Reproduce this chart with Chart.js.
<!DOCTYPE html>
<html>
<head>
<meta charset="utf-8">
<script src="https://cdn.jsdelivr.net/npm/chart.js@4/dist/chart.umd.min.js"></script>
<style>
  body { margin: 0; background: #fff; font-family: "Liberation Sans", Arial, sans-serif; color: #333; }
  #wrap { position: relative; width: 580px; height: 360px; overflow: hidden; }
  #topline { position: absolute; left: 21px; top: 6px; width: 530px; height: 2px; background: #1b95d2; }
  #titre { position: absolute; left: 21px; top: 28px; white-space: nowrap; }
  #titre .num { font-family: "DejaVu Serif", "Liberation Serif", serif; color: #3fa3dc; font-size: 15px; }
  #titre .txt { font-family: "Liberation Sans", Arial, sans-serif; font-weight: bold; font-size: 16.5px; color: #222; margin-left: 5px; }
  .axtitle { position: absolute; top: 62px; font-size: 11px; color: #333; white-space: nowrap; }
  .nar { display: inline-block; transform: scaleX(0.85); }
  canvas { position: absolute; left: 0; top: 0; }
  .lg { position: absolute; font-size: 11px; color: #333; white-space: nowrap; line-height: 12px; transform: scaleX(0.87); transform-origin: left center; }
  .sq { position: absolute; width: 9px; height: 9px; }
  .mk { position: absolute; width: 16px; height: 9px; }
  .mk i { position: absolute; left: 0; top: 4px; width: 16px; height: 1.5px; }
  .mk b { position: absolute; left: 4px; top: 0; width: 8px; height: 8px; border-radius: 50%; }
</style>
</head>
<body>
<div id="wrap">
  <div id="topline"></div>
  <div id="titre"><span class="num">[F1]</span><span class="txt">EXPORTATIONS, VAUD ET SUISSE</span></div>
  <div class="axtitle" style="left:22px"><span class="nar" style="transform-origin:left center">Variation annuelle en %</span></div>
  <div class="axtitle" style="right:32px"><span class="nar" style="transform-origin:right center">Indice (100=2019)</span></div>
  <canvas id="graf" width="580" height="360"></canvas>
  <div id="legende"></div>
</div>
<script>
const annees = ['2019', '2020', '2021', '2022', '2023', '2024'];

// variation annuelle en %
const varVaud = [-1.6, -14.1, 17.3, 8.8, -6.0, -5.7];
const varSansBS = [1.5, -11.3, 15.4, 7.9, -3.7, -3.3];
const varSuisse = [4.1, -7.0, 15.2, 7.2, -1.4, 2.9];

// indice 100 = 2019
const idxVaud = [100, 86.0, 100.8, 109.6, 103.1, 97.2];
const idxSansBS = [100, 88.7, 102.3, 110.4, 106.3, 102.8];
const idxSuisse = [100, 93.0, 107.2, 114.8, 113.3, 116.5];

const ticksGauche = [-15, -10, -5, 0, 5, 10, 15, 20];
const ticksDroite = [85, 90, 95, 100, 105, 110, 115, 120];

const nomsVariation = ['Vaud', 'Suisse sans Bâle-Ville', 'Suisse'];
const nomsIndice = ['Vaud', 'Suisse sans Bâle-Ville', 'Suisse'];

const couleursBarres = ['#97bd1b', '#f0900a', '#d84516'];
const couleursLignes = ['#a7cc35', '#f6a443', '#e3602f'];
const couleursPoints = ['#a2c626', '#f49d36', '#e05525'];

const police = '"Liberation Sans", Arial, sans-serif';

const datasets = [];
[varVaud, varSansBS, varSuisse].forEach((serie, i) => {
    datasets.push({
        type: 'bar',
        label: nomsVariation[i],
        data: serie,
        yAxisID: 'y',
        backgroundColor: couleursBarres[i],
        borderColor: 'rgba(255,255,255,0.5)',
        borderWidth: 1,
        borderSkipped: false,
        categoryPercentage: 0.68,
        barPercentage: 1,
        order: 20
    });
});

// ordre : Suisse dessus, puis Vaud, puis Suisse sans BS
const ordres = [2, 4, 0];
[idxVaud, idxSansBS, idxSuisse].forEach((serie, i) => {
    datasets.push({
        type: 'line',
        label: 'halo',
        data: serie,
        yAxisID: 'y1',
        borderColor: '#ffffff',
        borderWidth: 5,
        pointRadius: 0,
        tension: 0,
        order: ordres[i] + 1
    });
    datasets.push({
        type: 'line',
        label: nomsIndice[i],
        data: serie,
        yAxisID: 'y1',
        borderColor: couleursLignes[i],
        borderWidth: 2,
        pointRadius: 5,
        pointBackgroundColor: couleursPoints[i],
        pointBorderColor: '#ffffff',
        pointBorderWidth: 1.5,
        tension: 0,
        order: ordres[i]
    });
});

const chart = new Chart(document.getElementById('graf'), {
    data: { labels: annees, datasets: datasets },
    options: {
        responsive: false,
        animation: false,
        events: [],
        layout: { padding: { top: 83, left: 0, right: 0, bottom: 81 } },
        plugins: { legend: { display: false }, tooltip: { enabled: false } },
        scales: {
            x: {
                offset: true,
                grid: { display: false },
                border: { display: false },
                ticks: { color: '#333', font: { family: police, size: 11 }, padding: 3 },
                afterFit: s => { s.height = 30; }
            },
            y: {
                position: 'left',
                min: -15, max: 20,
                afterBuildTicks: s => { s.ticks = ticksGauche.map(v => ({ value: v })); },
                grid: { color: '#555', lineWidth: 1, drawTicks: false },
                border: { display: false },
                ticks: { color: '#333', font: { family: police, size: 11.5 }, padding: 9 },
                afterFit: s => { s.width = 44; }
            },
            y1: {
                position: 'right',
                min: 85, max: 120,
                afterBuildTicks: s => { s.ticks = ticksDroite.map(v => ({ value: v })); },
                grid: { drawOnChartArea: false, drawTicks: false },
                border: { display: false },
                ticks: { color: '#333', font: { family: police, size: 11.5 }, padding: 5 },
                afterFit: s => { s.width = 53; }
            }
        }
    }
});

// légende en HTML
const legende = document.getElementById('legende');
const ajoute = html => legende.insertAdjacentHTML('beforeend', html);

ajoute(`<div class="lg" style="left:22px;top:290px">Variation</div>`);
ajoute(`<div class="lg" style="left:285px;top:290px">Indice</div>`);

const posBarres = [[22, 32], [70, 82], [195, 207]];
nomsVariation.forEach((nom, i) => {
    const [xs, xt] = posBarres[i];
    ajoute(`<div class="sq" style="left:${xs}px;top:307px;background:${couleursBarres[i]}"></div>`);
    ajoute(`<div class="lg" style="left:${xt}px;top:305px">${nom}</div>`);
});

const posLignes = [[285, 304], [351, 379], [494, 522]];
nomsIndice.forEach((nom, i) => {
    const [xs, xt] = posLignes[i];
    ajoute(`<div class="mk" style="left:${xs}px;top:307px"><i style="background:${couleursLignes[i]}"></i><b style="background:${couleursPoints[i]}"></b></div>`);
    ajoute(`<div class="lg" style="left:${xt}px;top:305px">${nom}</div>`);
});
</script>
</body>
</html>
-*-
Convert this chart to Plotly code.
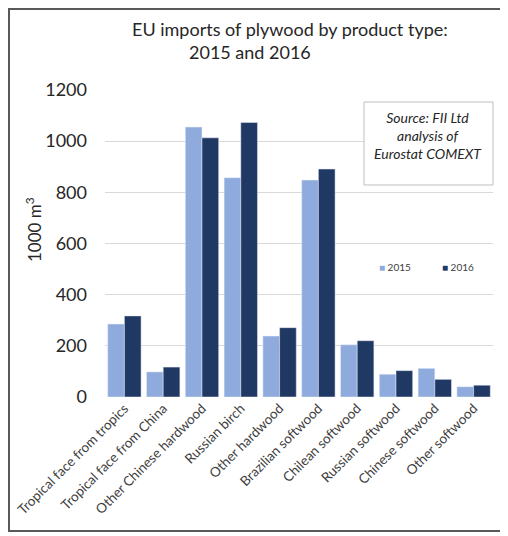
-*-
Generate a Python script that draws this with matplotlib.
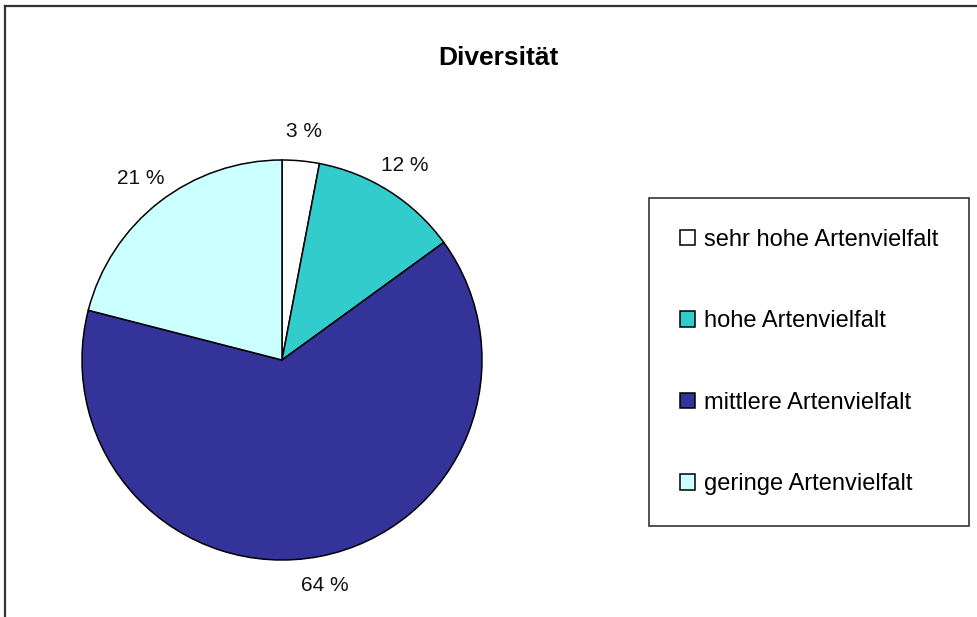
-*-
Exercise requirements:
Gather up the lines that contain the word "script".

Solution to the problem:
<script src="https://cdn.jsdelivr.net/npm/chart.js@4/dist/chart.umd.min.js"></script>
<script>
</script>
Generate a Python script that draws this with matplotlib.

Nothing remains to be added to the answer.